After talks for over an hour, the two leaders, who have come to develop a personal rapport, vowed to write “a new chapter” in the bilateral relationship that was stressed after the Mumbai mayhem unleashed by Pakistani terrorists. The two sides resolved to pursue a “creative, constructive and result-oriented dialogue”.

“We have decided we will resume this dialogue with the expectation that all issues which have bedevilled (our) relations will be discussed with all the sincerity that our two countries can bring to bear,” Manmohan Singh said.

Gilani, on his part, promised that Islamabad was doing all it could to fast-track the trial of seven Pakistanis in custody for involvement in the November 2008 terror attack on Mumbai that left 166 people dead.

The summit meeting set the stage for another round of the revived dialogue process, with meetings between the home and water resource secretaries expected to be held soon.

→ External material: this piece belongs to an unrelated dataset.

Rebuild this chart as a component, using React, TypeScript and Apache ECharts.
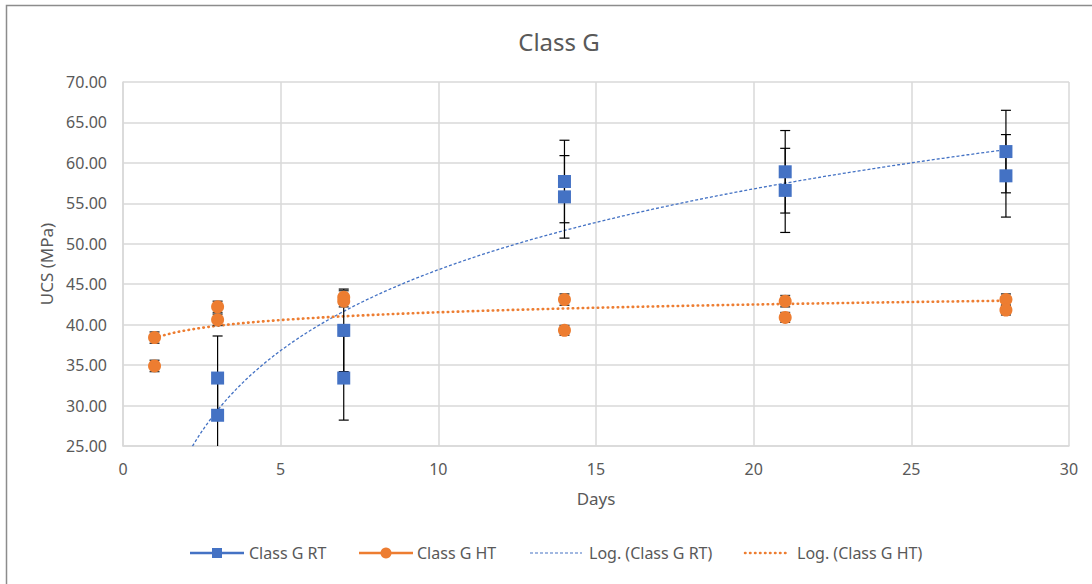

Pakistan’s decision to grant Most Favoured Nation (MFN) status to India, days before the two leaders met in the Maldives, also bodes well for the relationship and has opened a new way to deepen peace stakes through greater mutual trade and investment.

This new spirit was evident when the Pakistani military quickly freed an Indian military helicopter that strayed into Pakistani airspace by mistake in October.

India made sure that this goodwill endured and voted for Pakistan’s inclusion as a non-permanent member of the Security Council council in a narrowly contested election.

However, even as there is a renewed start to put ties on a post-26/11 trajectory, the ghosts of the Mumbai terror are not going to fade away soon.

Pakistan’s Interior Minister Rehman Malik has called for enforcing the death sentence awarded to Ajmal Kasab, the lone terrorist convicted by an Indian court for the Mumbai attack. Malik had initially denied that Kasab was a Pakistani.

A team from Pakistan is expected to visit India soon to record statements of judicial officials connected to the Mumbai terror attack.

“It’s been a year of hope and trust-building. But Pakistan clearly needs to take concrete action against the Mumbai terrorists to keep the dialogue process going,” Lalit Mansingh, a former foreign secretary, told IANS.

Justice for the 26/11 victims remains elusive, but Manmohan Singh appeared inclined to give Pakistan another chance by seeking recourse to his oft-repeated axiom: “Trust but verify.”

The course of the peace process in 2012 will depend much on how much of this trust is borne out by Islamabad taking concrete action against the perpetrators of the Mumbai carnage.

Returning from the meeting in the Maldives, Manmohan Singh said he left “Prime Minister Gilani in no doubt that if public opinion in India is not satisfied that justice is being done to those responsible to the barbarous attack, it won’t be possible to move forward with the peace process”.

As the year ends, cross-border trade and CBMs, therefore, present windows of opportunity, but Islamabad’s action on justice for 26/11 will remain central to the revived peace process in the time to come.